8. The zamindar claims that when land over which he has melwaram rights is occupied as building-site, he is in the habit of charging an extra ground rent of Re. 1 per ground for the land actually built upon and he averages that area at a quarter of the total area. That is to say, if four grounds are granted as building site, one ground will be occupied by the house and for that ground he gets Re. 1. The remaining three grounds, though within the ambit of a building-site, are treated for this purpose as agricultural land. This, as we understand, is the case put forward on his behalf and is certainly the case which is supported by the evidence led on behalf of the claimant. It is not the test which appears to have been accepted by the Subordinate Judge who appears to have treated building sites as falling within two categories (1) those on which a building was put up, which he takes the ground rent at the rate of a rupee per ground for the whole site and (2) those which were granted as building-sites but kept vacant, in which he takes the rate at half a rupee. He accordingly treats the two limits at Re. 1 and half a rupee as the maximum and minimum for the whole area, thus assuming (1) that the whole area is a building-site and (2) that the rupee is charged not over the area occupied by the building but over the whole area sold as a building site. We do not consider it necessary further to examine this part of the case excepting to say that we find no reason to show why, apart from the Mambalam building scheme (which is an element we are not entitled to take into consideration), the particular area should be regarded as though it were a building site. It had not hitherto been built upon to any extent.

9. It is however a matter for consideration whether, consonant to the principles above enunciated, some allowance should not be made for the possibility of a portion of this area within a reasonable period becoming a building site, even apart from the land acquisition purpose. From the very nature of the case one can only roughly calculate the prospects. There is some evidence that this area was so situate as to make it possible that within a reasonable period some of it would become a building site. Bearing this fact in mind we are prepared to regard one quarter of it as potential building site and three quarters of it as agricultural land. This will increase the award of the land acquisition officer under this head by an amount. We estimate that this, in the zamindari's own method of calculation, would give him an increased income of Rs. 349 which at 20 years' purchase amount to a capital sum of Rs. 6,980.

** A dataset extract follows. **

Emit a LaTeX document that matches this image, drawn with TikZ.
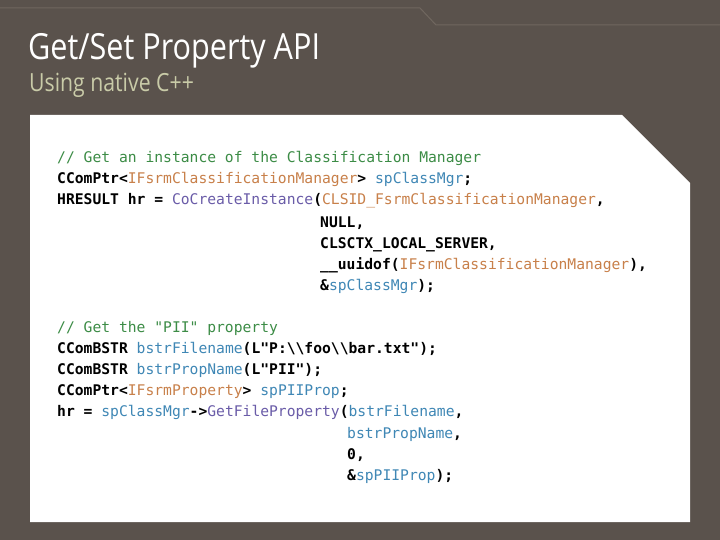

10. There remains the question raised as to whether there was here a sufficient specific claim for the purposes of Section 9, Land Acquisition Act. If not, it is urged that Section 25(2) prevents the award exceeding the amount awarded by the Collector. The point only relates to the claim for paths and ponds and accordingly does not now arise. In the result the appeal is allowed, and the land acquisition officer's award increased by the sum of Rs. 6,980 is restored. Costs will be proportionate in both cases in both Courts. Appeal No. 77 of 1930 is dismissed with costs. The statutory increase of 15 per cent will be allowed on the Rs. 6,980. Interest at 6 per cent allowed on the total increase from date of the land acquisition officer's award. Same statutory percentage and interest will be allowed on the increase if any found due in 365/1929.